The Unequal Burden & the Adaptation Paradox:
- Breadbaskets Battered: Surprisingly, the study predicts the steepest average losses (41%) in the wealthiest agricultural regions—modern “breadbaskets” like the US, Canada, Europe, China, and crucially, India’s Punjab and surrounding states. Why? These regions currently enjoy near-optimal conditions; even small temperature increases push them beyond critical thresholds. Modern, high-yield systems are paradoxically more vulnerable to disruption.
- The “Risk-Taking” Effect: As regions develop (higher GDP), wheat farmers often increase investments and intensify production, making them more exposed to weather extremes – a dangerous gamble in a warming world. This dynamic exacerbates losses.
- Subsistence Suffering: The poorest regions face a different nightmare, averaging 28% losses. Their heavy reliance on cassava – a crucial but vulnerable staple – makes them disproportionately susceptible to climate shocks, risking famine.
Crops Under Fire: A Nuanced Picture:
- Wheat: The Canary in the Coal Mine: Faring the worst globally. Beyond India, expect significant losses (30-40%) in other major producers like China, Russia, the US, and Canada. Adaptation offers the least relative benefit for wheat.
- Rice: A Glimmer of (Cautious) Hope? Rice shows some resilience, tolerating higher minimum temperatures. There’s a 50% chance global yields could even increase with warming, and adaptation potential is highest for rice (offsetting up to 79-86% of losses).
- Maize & Soybean: Significant losses projected, but adaptation (especially in places like South America) can offer substantial mitigation.
- The Thermal Sweet Spot Disappears: Regions with historically “moderate” temperatures (like many current breadbaskets) face the largest yield drops. Hotter areas have some existing heat adaptation, colder areas initially benefit slightly, but the middle gets squeezed hardest.
Why This Matters Beyond the Farm Field:
- Global Calorie Crunch: The losses in high-yield breadbaskets have an outsized impact on global calorie production.
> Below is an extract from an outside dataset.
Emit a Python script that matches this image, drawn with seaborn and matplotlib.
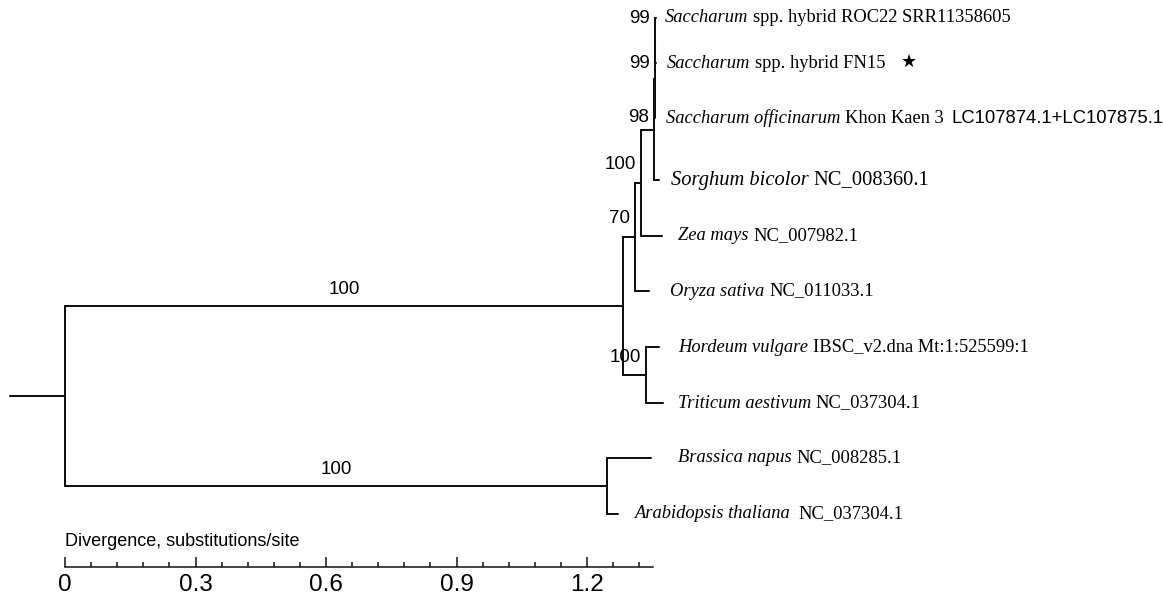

A 40% loss in Punjab doesn’t just affect India; it ripples through world markets and food aid.
- Compounding Crises: This isn’t happening in a vacuum. Geopolitical instability (like the Ukraine war’s impact on wheat) and ocean warming harming fisheries (per IUCN) create overlapping vulnerabilities. Climate change is a threat multiplier.
- The Limits of Human Ingenuity: Farmers are resourceful, but this study quantifies the hard ceiling on what adaptation can achieve against unmitigated warming. Technological fixes alone won’t suffice.
The Path Forward Demands More Than Adaptation:
The study is a deafening alarm bell. It underscores that while supporting farmer adaptation is essential (crop diversification, water-saving tech, heat-tolerant varieties), it is utterly insufficient without parallel, aggressive action:
- Slashing Emissions NOW: Every fraction of a degree avoided lessens the blow. High emissions vs. moderate emissions scenarios show drastically different outcomes.
- Transforming Food Systems: Diversifying diets, reducing waste, investing in resilient alternative crops (beyond the big six), and strengthening local food networks are critical.
- Global Equity in Solutions: Support for adaptation must flow to both high-vulnerability breadbaskets facing collapse and subsistence communities dependent on staples like cassava. Their challenges are different but equally urgent.
- Rethinking Agricultural Development: Strategies focused solely on maximizing yields in current breadbaskets without building in climate resilience are setting up for failure. Development must prioritize sustainability and risk reduction.
The projected decimation of wheat yields in northern India is a dire warning shot for global food security. It reveals a system pushed to its breaking point, where even the best efforts of the world’s farmers cannot fully shield us from the consequences of unchecked climate change. The time for incremental adjustments is over. This study demands a fundamental reimagining of how we produce, distribute, and value food on a warming planet. The stability of our dinner plates depends on it.